Eighty-four-day Term Auction Facility Loans
Beginning on August 11, the Federal Reserve will auction 84-day TAF loans while continuing to auction 28-day TAF funds.  Specifically, the Federal Reserve will conduct biweekly TAF auctions, alternating between auctions of $75 billion of 28-day credit and auctions of $25 billion of 84-day credit.  Currently, the Federal Reserve auctions $75 billion of 28-day funds every two weeks.  During a transition period, the amount of 28-day credit being auctioned will be reduced to keep the amount of TAF credit outstanding at $150 billion.  A schedule of TAF auctions and applicable terms and conditions can be found at

Under the TAF, the Federal Reserve auctions term funds to depository institutions, secured by a wide variety of collateral.  All depository institutions that are judged to be in generally sound financial condition by their local Reserve Bank are eligible to participate in TAF auctions.

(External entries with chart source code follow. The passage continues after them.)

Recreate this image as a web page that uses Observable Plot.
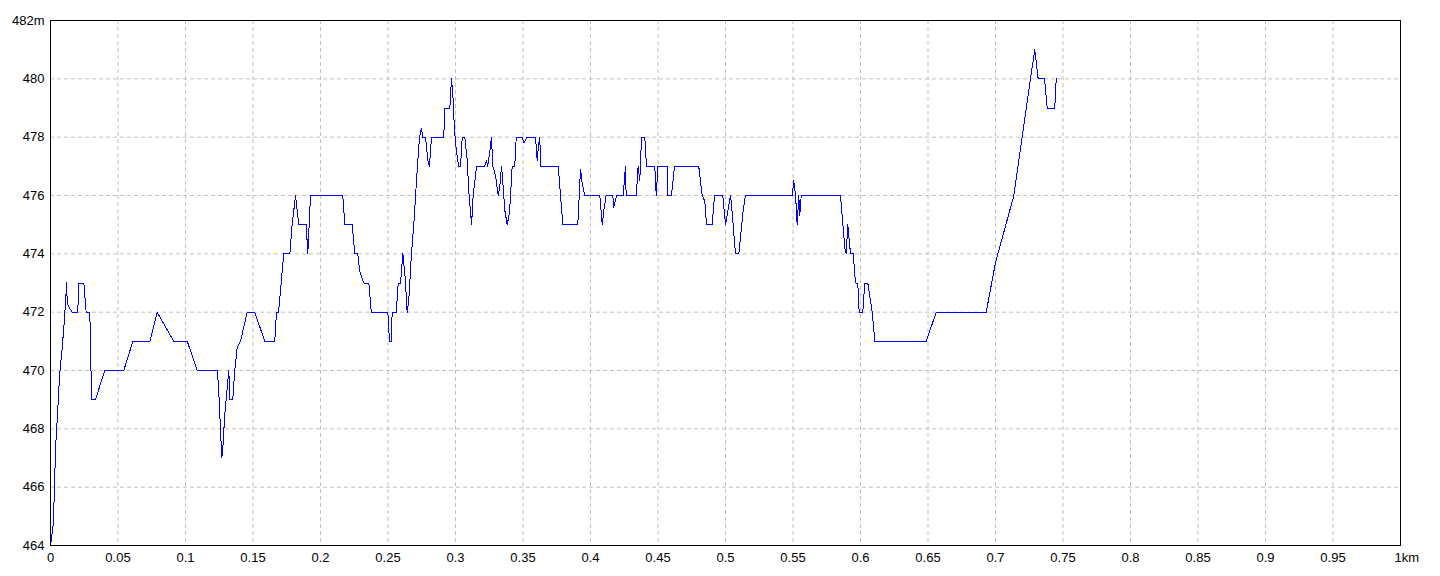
<!DOCTYPE html>
<html><head><meta charset="utf-8">
<script src="https://cdn.jsdelivr.net/npm/d3@7"></script>
<script src="https://cdn.jsdelivr.net/npm/@observablehq/plot@0.6"></script>
<style>html,body{margin:0;padding:0;background:#fff} svg{display:block}</style>
</head><body><div id="chart"></div>
<script>
// distance along track (metres) and elevation (metres)
const distance_m = [0,2,3,3.7,5.2,6.7,8.7,9.9,11.1,11.9,12.4,13.3,16.1,20.2,21.0,24.7,26.4,29.1,29.6,30.4,33.3,40.2,54.3,61.0,73.6,79.0,91.3,101.3,108.7,123.5,124.4,125.9,126.9,127.6,129.1,132.1,132.8,135.0,136.5,138.3,140.7,145.7,151.3,158.7,166.1,167.4,168.9,172.8,177.3,179.0,181.5,183.9,189.4,190.6,192.6,216.5,218.0,223.5,225.4,227.6,229.1,232.1,235.8,237.6,249.9,251.1,252.4,253.1,256.1,257.6,259.3,261.0,262.7,264.2,265.4,267.2,269.1,271.1,273.3,274.8,275.8,277.8,279.5,280.7,282.2,291.3,292.1,295.8,297.0,298.0,299.3,300.7,302.4,303.7,305.0,306.9,308.7,309.9,311.9,313.1,315.6,321.5,323.0,323.9,325.4,326.7,327.6,329.6,331.6,332.8,334.1,335.3,336.5,338.3,340.0,342.0,343.9,345.0,349.4,350.6,353.1,359.3,360.5,361.7,362.4,363.2,376.1,377.8,379.5,390.6,392.6,393.9,395.8,406.9,408.7,409.9,411.6,416.5,417.3,419.3,424.2,425.9,426.4,433.9,435.3,436.5,437.8,440.2,441.5,447.6,448.7,449.9,456.8,457.3,460.0,462.2,480.2,482.7,484.7,485.9,490.1,491.9,498.0,500.0,503.7,504.4,507.4,509.9,513.1,514.8,549.4,550.6,551.9,553.1,554.3,555.0,556.1,585.2,586.4,588.4,589.4,590.6,592.6,594.6,596.3,598.0,599.0,601.7,603.2,605.4,608.7,610.6,648.7,656.1,693.1,700.0,713.6,725.9,729.1,731.6,736.3,738.3,743.9,745.0];
const elevation_m = [464,464.7,466,467.3,468.5,469.8,470.8,471.5,472.3,473,472.3,472.2,472,472,473,473,472,472,471,469,469,470,470,471,471,472,471,471,470,470,469.5,468,467,467.3,468.5,470,469,469,470,470.8,471,472,472,471,471,472,472,474,474,475,476,475,475,474,476,476,475,475,474,474,473.4,473,473,472,472,471,471,472,472,473,473,474,473.2,472,472.4,473.9,475,476.5,478,478.3,478,478,477.2,477,478,478,479,479,480,479.5,478.2,477.5,477,477,478,478,477.2,476.1,475,476,477,477,477.2,477,477.5,478,477,476.7,476,476.3,477,476.3,475.5,475,475.4,477,477,478,478,477.8,478,478,477.2,477.8,478,477,477,476,475,475,476.9,476.4,476,476,475,475.5,476,476,475.6,476,476,477,476,476,477,476.5,478,478,477,477,476,477,477,476,476,477,477,476,475.8,475,475,476,476,475,476,475.7,474,474,475.5,476,476,476.5,476,475,476,475.3,476,476,475.3,474.2,474,475,474,474,473,473,472,472,473,473,472,471,471,472,472,473.7,476,480,481,480,480,479,479,480];
const xTicks = [0,0.05,0.1,0.15,0.2,0.25,0.3,0.35,0.4,0.45,0.5,0.55,0.6,0.65,0.7,0.75,0.8,0.85,0.9,0.95];
const xEndLabel = "1km";
const yTicks = [464,466,468,470,472,474,476,478,480,482];

const data = distance_m.map((d, i) => ({km: d / 1000, m: elevation_m[i]}));

const chart = Plot.plot({
  width: 1440, height: 576,
  marginLeft: 50, marginRight: 40, marginTop: 20, marginBottom: 31,
  style: {fontFamily: "'Liberation Sans Narrow', 'Liberation Sans', sans-serif", fontSize: "13px", background: "#fff", color: "#000"},
  x: {domain: [0, 1], label: null},
  y: {domain: [464, 482], label: null},
  marks: [
    Plot.ruleX(xTicks.filter(t => t > 0), {stroke: "#c0c0c0", strokeDasharray: "4,3", strokeOpacity: 1}),
    Plot.ruleY(yTicks.filter(t => t > 464 && t < 482), {stroke: "#c0c0c0", strokeDasharray: "4,3", strokeOpacity: 1}),
    Plot.line(data, {x: "km", y: "m", stroke: "#0000ff", strokeWidth: 1, shapeRendering: "crispEdges"}),
    Plot.frame({stroke: "#000", strokeWidth: 1.5, shapeRendering: "crispEdges"}),
    Plot.axisX(xTicks, {tickSize: 0, tickPadding: 7, tickFormat: d => String(d), label: null}),
    Plot.text([{x: 1, t: xEndLabel}], {x: "x", text: "t", frameAnchor: "bottom", dy: 12, lineAnchor: "middle", textAnchor: "start", dx: -6}),
    Plot.axisY(yTicks, {tickSize: 0, tickPadding: 6, tickFormat: d => d === 482 ? "482m" : String(d), label: null})
  ]
});
document.getElementById("chart").appendChild(chart);
</script>
</body></html>
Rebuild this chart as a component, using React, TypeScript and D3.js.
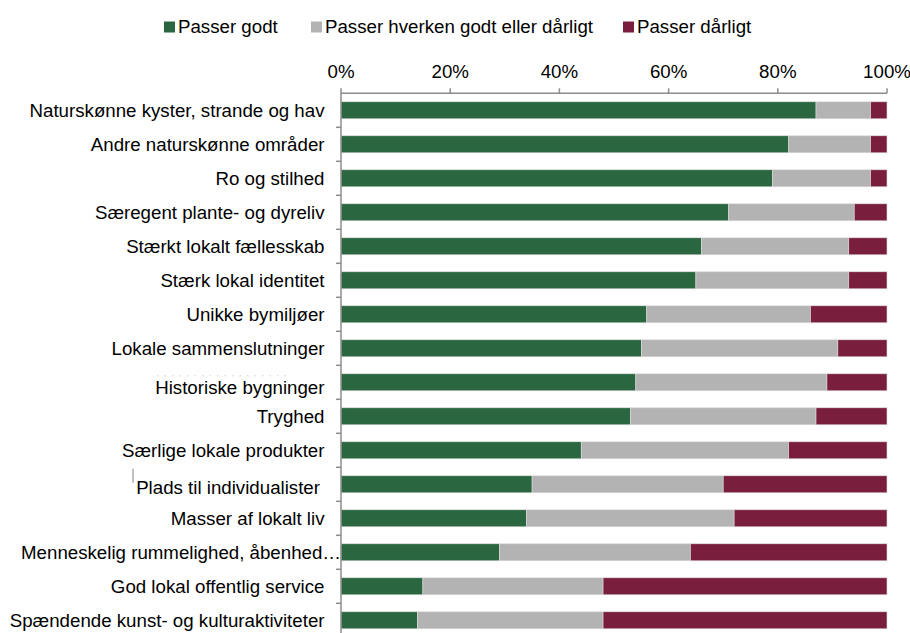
import React from "react";
import * as d3 from "d3";

const categories = [
  "Naturskønne kyster, strande og hav",
  "Andre naturskønne områder",
  "Ro og stilhed",
  "Særegent plante- og dyreliv",
  "Stærkt lokalt fællesskab",
  "Stærk lokal identitet",
  "Unikke bymiljøer",
  "Lokale sammenslutninger",
  "Historiske bygninger",
  "Tryghed",
  "Særlige lokale produkter",
  "Plads til individualister",
  "Masser af lokalt liv",
  "Menneskelig rummelighed, åbenhed…",
  "God lokal offentlig service",
  "Spændende kunst- og kulturaktiviteter",
];

const seriesNames = ["Passer godt", "Passer hverken godt eller dårligt", "Passer dårligt"];
const good = [87, 82, 79, 71, 66, 65, 56, 55, 54, 53, 44, 35, 34, 29, 15, 14];
const neutral = [10, 15, 18, 23, 27, 28, 30, 36, 35, 34, 38, 35, 38, 35, 33, 34];
const bad = [3, 3, 3, 6, 7, 7, 14, 9, 11, 13, 18, 30, 28, 36, 52, 52];
const tickValues = [0, 0.2, 0.4, 0.6, 0.8, 1];

const colors = ["#2A663F", "#B3B3B3", "#7A1E3D"];
const FONT = "'Liberation Sans', Arial, sans-serif";
const FS = 18.7;

export default function App() {
  const W = 910;
  const H = 633;
  const left = 341;
  const right = 887;
  const top = 93.3;
  const step = 34;

  const rows = categories.map((c, i) => ({ cat: c, good: good[i], neutral: neutral[i], bad: bad[i] }));
  const stack = d3.stack<any>().keys(["good", "neutral", "bad"]);
  const stacked = stack(rows);

  const x = d3.scaleLinear().domain([0, 100]).range([left, right]);
  const xt = d3.scaleLinear().domain([0, 1]).range([left, right]);
  const y = d3
    .scaleBand<string>()
    .domain(categories)
    .range([top, top + step * categories.length])
    .paddingInner(0.5)
    .paddingOuter(0.25);

  const fmt = d3.format(".0%");
  const axisColor = "#8c8c8c";

  const legendX = [164, 311, 623];

  const labelDy = (c: string) => {
    if (c === "Historiske bygninger") return 5.5;
    if (c === "Plads til individualister") return 3.5;
    return 0;
  };
  const labelX = (c: string) => {
    if (c === "Plads til individualister") return 320;
    if (c.startsWith("Menneskelig")) return 341;
    return 324.5;
  };

  const boundaries = d3.range(1, categories.length + 1).map((i) => top + i * step);

  return (
    <svg
      width={W}
      height={H}
      style={{ position: "absolute", left: 0, top: 0, background: "#fff" }}
      fontFamily={FONT}
    >
      {/* Legend */}
      {seriesNames.map((s, i) => (
        <g key={s}>
          <rect x={legendX[i]} y={21.5} width={11} height={11} fill={colors[i]} />
          <text x={legendX[i] + 14} y={33.3} fontSize={FS} fill="#000">
            {s}
          </text>
        </g>
      ))}

      {/* Top axis */}
      <line x1={left} x2={right} y1={top} y2={top} stroke={axisColor} strokeWidth={1.5} />
      {tickValues.map((t) => (
        <g key={t}>
          <line x1={xt(t)} x2={xt(t)} y1={top - 5} y2={top} stroke={axisColor} strokeWidth={1.5} />
          <text x={xt(t)} y={78} fontSize={FS} textAnchor="middle" fill="#000">
            {fmt(t)}
          </text>
        </g>
      ))}

      {/* Bars */}
      {stacked.map((layer, li) => (
        <g key={layer.key} fill={colors[li]}>
          {layer.map((d, i) => (
            <rect
              key={i}
              x={x(d[0])}
              y={y(categories[i])!}
              width={x(d[1]) - x(d[0])}
              height={y.bandwidth()}
              stroke="#dcdcdc"
              strokeWidth={0.6}
            />
          ))}
        </g>
      ))}

      {/* Left axis */}
      <line x1={left} x2={left} y1={top} y2={H} stroke={axisColor} strokeWidth={1.5} />
      {boundaries.map((b, i) => (
        <line key={i} x1={left - 5} x2={left} y1={b} y2={b} stroke={axisColor} strokeWidth={1.5} />
      ))}

      {/* Category labels */}
      {categories.map((c) => (
        <text
          key={c}
          x={labelX(c)}
          y={y(c)! + y.bandwidth() / 2 + labelDy(c)}
          dy="0.35em"
          fontSize={FS}
          textAnchor="end"
          fill="#000"
        >
          {c}
        </text>
      ))}

      {/* small artifacts from the original */}
      <line
        x1={157}
        x2={287}
        y1={y("Historiske bygninger")! + 2}
        y2={y("Historiske bygninger")! + 2}
        stroke="#cfcfcf"
        strokeWidth={1}
        strokeDasharray="1.5 6"
      />
      <line
        x1={133}
        x2={133}
        y1={y("Plads til individualister")! - 7}
        y2={y("Plads til individualister")! + 7}
        stroke="#666"
        strokeWidth={0.8}
      />
    </svg>
  );
}
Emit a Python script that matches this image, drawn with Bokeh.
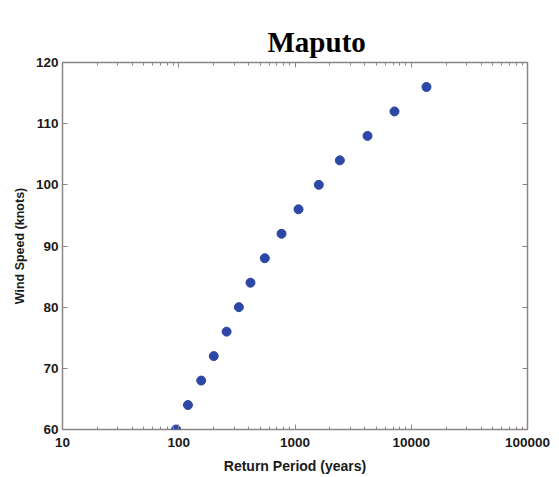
from bokeh.plotting import figure
from bokeh.models import LogAxis, LinearAxis, FixedTicker, Range1d, ColumnDataSource, Title
from bokeh.embed import file_html
from bokeh.resources import INLINE

# data
return_period = [95, 120, 156, 200, 258, 329, 414, 550, 766, 1072, 1603, 2431, 4206, 7178, 13520]
wind_speed = [60, 64, 68, 72, 76, 80, 84, 88, 92, 96, 100, 104, 108, 112, 116]

x_ticks = [10, 100, 1000, 10000, 100000]
x_tick_labels = ["10", "100", "1000", "10000", "100000"]
y_ticks = [60, 70, 80, 90, 100, 110, 120]
title_text = "Maputo"

FRAME = "#8b8585"
TXT = "#1a1a1a"

src = ColumnDataSource(data=dict(years=return_period, speed=wind_speed))

p = figure(width=559, height=477, x_axis_type="log",
           x_range=Range1d(10, 100000), y_range=Range1d(60, 120),
           output_backend="svg", toolbar_location=None,
           min_border_left=62, min_border_right=32,
           min_border_top=62, min_border_bottom=48,
           background_fill_color="white", border_fill_color="white")

p.title.text = ""
p.title.visible = False

p.xgrid.visible = False
p.ygrid.visible = False
p.outline_line_color = FRAME
p.outline_line_width = 1.5

minor = [m * 10 ** k for k in range(1, 5) for m in range(2, 10)]
xt = FixedTicker(ticks=x_ticks, minor_ticks=minor)
yt = FixedTicker(ticks=y_ticks)
overrides = {float(t): l for t, l in zip(x_ticks, x_tick_labels)}


def style(ax, show_labels=True):
    ax.axis_line_color = None
    ax.major_tick_in = 5
    ax.major_tick_out = 0
    ax.minor_tick_in = 3
    ax.minor_tick_out = 0
    ax.major_tick_line_color = FRAME
    ax.minor_tick_line_color = FRAME
    ax.major_label_text_font = "Liberation Sans"
    ax.major_label_text_font_style = "bold"
    ax.major_label_text_color = TXT
    if show_labels:
        ax.major_label_text_font_size = "13.5px"
    else:
        ax.major_label_text_font_size = "1px"
        ax.major_label_text_alpha = 0
        ax.major_label_standoff = 0


xa = p.xaxis[0]
xa.ticker = xt
xa.major_label_overrides = overrides
style(xa)
xa.major_label_standoff = 8
xa.axis_label = "Return Period (years)"
xa.axis_label_text_font = "Liberation Sans"
xa.axis_label_text_font_style = "bold"
xa.axis_label_text_font_size = "14px"
xa.axis_label_text_color = TXT
xa.axis_label_standoff = 8

ya = p.yaxis[0]
ya.ticker = yt
style(ya)
ya.minor_tick_in = 0
ya.major_label_standoff = 4
ya.axis_label = "Wind Speed (knots)"
ya.axis_label_text_font = "Liberation Sans"
ya.axis_label_text_font_style = "bold"
ya.axis_label_text_font_size = "12.5px"
ya.axis_label_text_color = TXT
ya.axis_label_standoff = 6

top = LogAxis(ticker=xt)
style(top, show_labels=False)
top.major_label_standoff = 17
p.add_layout(top, "above")

right = LinearAxis(ticker=yt)
style(right, show_labels=False)
right.minor_tick_in = 0
p.add_layout(right, "right")

t = Title(text=title_text, align="left", offset=205, standoff=10,
          text_font="Liberation Serif", text_font_size="29px",
          text_font_style="bold", text_color="black")
p.add_layout(t, "above")

p.scatter(x="years", y="speed", source=src, size=9,
          fill_color="#2c47a5", line_color="#2c47a5")

open("out.html", "w").write(file_html(p, INLINE))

Increase in Swap Line with European Central Bank
The European Central Bank (ECB) and the Swiss National Bank (SNB) have informed the Federal Reserve that, in association with the lengthening of the maturity of the Federal Reserve’s TAF loans, these central banks will also make 84-day funds, as well as 28-day funds, available at their dollar auctions.  The FOMC has authorized an increase in its dollar swap line with the ECB to $55 billion from $50 billion in order to accommodate a temporary increase in the ECB’s dollar auctions as the ECB shifts some of its auctions to 84-day terms.  The size of the SNB’s swap line remains at $12 billion.  These swap lines are authorized through January 30, 2009.